Scioscia tries something different

As promised, Angels manager Mike Scioscia shuffled his lineup for Saturday night’s game, trying to find some missing chemistry – and runs – after going 0-for-19 the previous two games with runners in scoring position and striking out a total of 28 times.

Bobby Abreu was bumped up to No. 2 from No. 3, with Torii Hunter assuming the spot between Abreu and Vladimir Guerrero. Giving Erick Aybar a day off and taking over at shortstop, Maicer Izturis was placed in the No. 9 spot, giving the Angels a pair of table-setters in front of Abreu.

Two RBIs shy of 100 for the seventh straight year, Abreu has not been himself lately. He is in a 2-for-27 slide with 14 strikeouts, an uncommonly high number for a guy known not only for his ability to work counts but to put the bat on the ball and move it around the field.

By hitting Abreu second, Scioscia might free him up from thinking about driving in runs in favor of putting the ball in play behind leadoff catalyst Chone Figgins.

Abreu, 35, has 640 plate appearances in 145 games, trailing only Figgins among teammates. It could be a case of mental fatigue setting in for Abreu, who has made 119 starts in right field, 10 in left and 12 as a DH.

“I don’t know if it’s mental fatigue,” Scioscia said. “We talk to him every day to make sure he’s moving in the right direction. He feels fine physically. Mentally, he’s as strong as anybody I’ve been around.

“I don’t think that’s an issue. He’s been through pennant races. For a while he started squaring it up, but lately, obviously, he’s trying to find some things.”

Catchers Mike Napoli and Jeff Mathis have been spending most of the time in the No. 9 spot with Abreu batting third. The start in that spot is the fourth for Izturis, and the Angels are unbeaten with him in the No. 9 hole.

“In theory, there are more options [with Izturis in front of Figgins],” Scioscia said. “We’re going to try to connect our hitters with this lineup, and the situational look is going to have to come from the bottom.”

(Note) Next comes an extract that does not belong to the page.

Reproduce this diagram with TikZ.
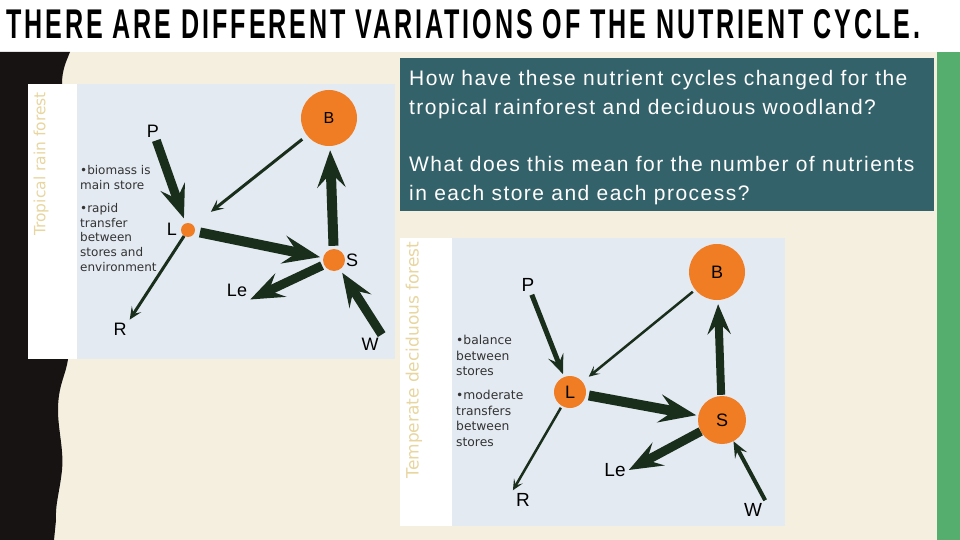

Despite their recent struggles, eight of the nine hitters in the lineup were at .288 (Juan Rivera) or higher, but only three – Figgins and Kendry Morales (both at .301) and Hunter (.300) — were at .300 or better. Mathis is batting .209.

Guerrero, in quest of a 13th consecutive season batting at least .300, comes in at .296.

Even with their 0-for-19 the past two games, the Angels still lead the Majors in hitting with runners in scoring position at .295 and lead in overall batting average as well at .284.

 

 

3 Comments

I was listnimg to Angel talk last night and a caller asked
why dosn’t Scioscia move Vladdy down in the batting
order. Terry Smith said you can’t a veteran like Vladdy
to move down in the line up becouse of what he has done
for this term in the past. well if these are the ” rules ”
why not have the grounds keeper run the team. since
the manager can’t do what he wants. this is absolutley
rediculous. if this is how it works have the players make the line up, what a joke

I agree, I have been saying for a few weeks now that Vlady needs to move down the order. Until he gets back in a groove, then perhaps move him back up. He just isn’t as reliable this year with runners in scoring position. I would much rather have Tori, Rivera or Morales in there in those tough spots where you need a big hit or at least a quality out. Vlady just doesn’t have it this year, probably due to injury and the fact that he’s been adjusting to being a DH hitter. Right now, I think it’s mental too, as he doesn’t look comfortable up there at all with runners in scoring position…he’s pressing. I say let’s move him down to the 6th or 7th spot.

I will say though, that I agree with moving Abreu to the 2nd spot. That’s the spot he was in when the Angels were scoring a lot of runs in July and August. Next move needs to be Vlady down the order. At least try it and see what happens…before the post season.